I am saddened that you have experienced such wounding, I read your words and hear truth, integrity and love....

Busy Bee Suz said...

I applaud you for coming through this and taking a stand! You are amazing; you deserve to be heard. (in voice and writing)
That Oscar Wilde quote is my favorite and I say it all the time to those who I love.....as well as saying it to myself.
My other favorite quote is 'screw THEM'. LOL! Ok, I made that one up myself.

p.s I'm loving YOUR walking method....thank you for taking me on that journey with you.

Anonymous said...

The world needs your fierceness.
Lv, Carin

Jamie Z. said...

Long time reader but rarely comment. However, I wanted to say this posting blew me away. I am so sorry you were hurt so deeply. And so glad you are back. Your writing has made me think and taught me more than you will ever know. And I have certainly missed you taking up this space :) Thank you!

Ann said...

Another long time ready who never comments. Bravo for you! I look forward to reading more here on your blog.

Holly said...


Jennifer said...


I was SO delighted, just thrilled, when I saw today that you were posting here again.
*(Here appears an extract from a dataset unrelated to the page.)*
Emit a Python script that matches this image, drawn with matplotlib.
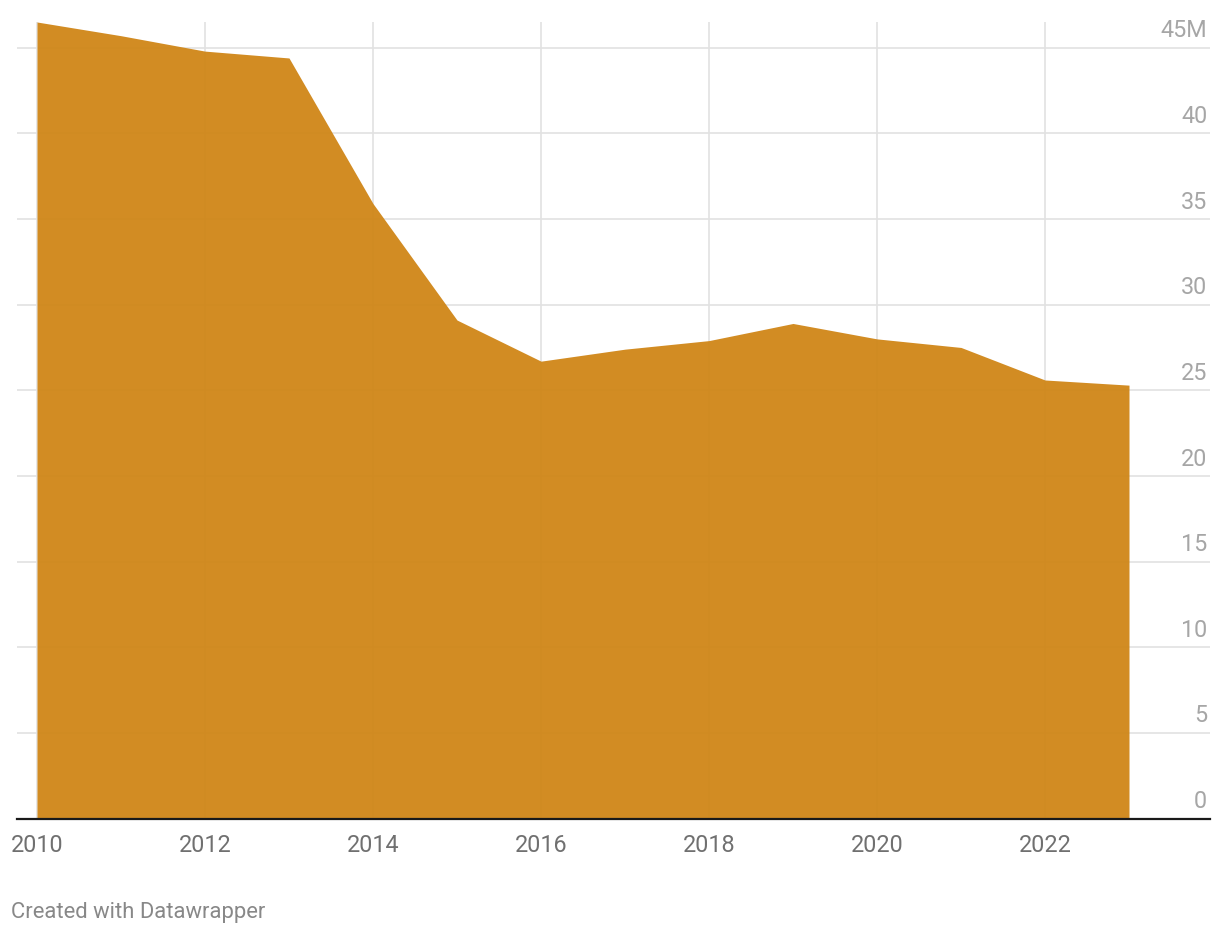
import matplotlib
matplotlib.use("Agg")
import matplotlib.pyplot as plt

plt.rcParams["font.family"] = ["Roboto", "DejaVu Sans"]

years = [2010, 2011, 2012, 2013, 2014, 2015, 2016, 2017, 2018, 2019, 2020, 2021, 2022, 2023]
values = [46.5, 45.7, 44.8, 44.4, 35.9, 29.1, 26.7, 27.4, 27.9, 28.9, 28.0, 27.5, 25.6, 25.3]

yticks = [0, 5, 10, 15, 20, 25, 30, 35, 40, 45]
ylabels = ["0", "5", "10", "15", "20", "25", "30", "35", "40", "45M"]
xticks = [2010, 2012, 2014, 2016, 2018, 2020, 2022]

W, H = 1220, 934
fig = plt.figure(figsize=(W / 100, H / 100), dpi=100)

# axes box in pixels: left 17, right 1210, bottom 818.5, top 22
ax = fig.add_axes([17 / W, 1 - 818.5 / H, (1210 - 17) / W, (818.5 - 22) / H])
ax.set_xlim(2010 - 20 / 84, 2010 + 1173 / 84)
ax.set_ylim(0, 46.5)

ax.fill_between(years, values, 0, color="#d0871a", alpha=0.96, lw=0, zorder=2,
                clip_on=False)

ax.set_yticks(yticks)
ax.set_xticks(xticks)
ax.grid(True, color="#e2e2e2", lw=1.2, zorder=0)
ax.set_axisbelow(True)
ax.tick_params(axis="y", left=False, labelleft=False)
ax.tick_params(axis="x", length=0, pad=11, labelsize=16.8, labelcolor="#707070")

for s in ["left", "right", "top"]:
    ax.spines[s].set_visible(False)
ax.spines["bottom"].set_color("#1a1a1a")
ax.spines["bottom"].set_linewidth(1.6)
ax.spines["bottom"].set_zorder(5)

for v, lab in zip(yticks, ylabels):
    ax.annotate(lab, xy=(1, v), xycoords=ax.get_yaxis_transform(),
                xytext=(-2, 7.5), textcoords="offset points",
                ha="right", va="baseline", fontsize=16.8, color="#a6a6a6", zorder=6)

fig.text(11 / W, 1 - 918 / H, "Created with Datawrapper", fontsize=15.8,
         color="#888888", ha="left", va="baseline")

fig.savefig("out.png", dpi=100, facecolor="white")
Your capacity for continuing to face pain, to regard it full in the face, and move through it with integrity ... it is moving and spurs me on. May you continue to be healing and soaking in wellness and goodness after the wounding you experienced.

When I read the part about Max telling you, "... you need to stop apologizing for yourself," I instantly remembered Katie's words to you, even before I got to your following paragraph about it, because that sentence she spoke to you has been burned on my brain, indelibly. I have always carried them with me, and think of them often, and her words have often stopped me from apologizing for myself (in the unhealthy way) -- her words to you have helped ME move toward wholeness and healing and, yes, taking up more space in the world.

So! Both you and your beautiful daughter are such bright lights in this world, and both of you continue to inspire and bless others.

And many rich blessings to you, especially in your work of being who you are, and standing up tall in that. You should! You are da bomb!!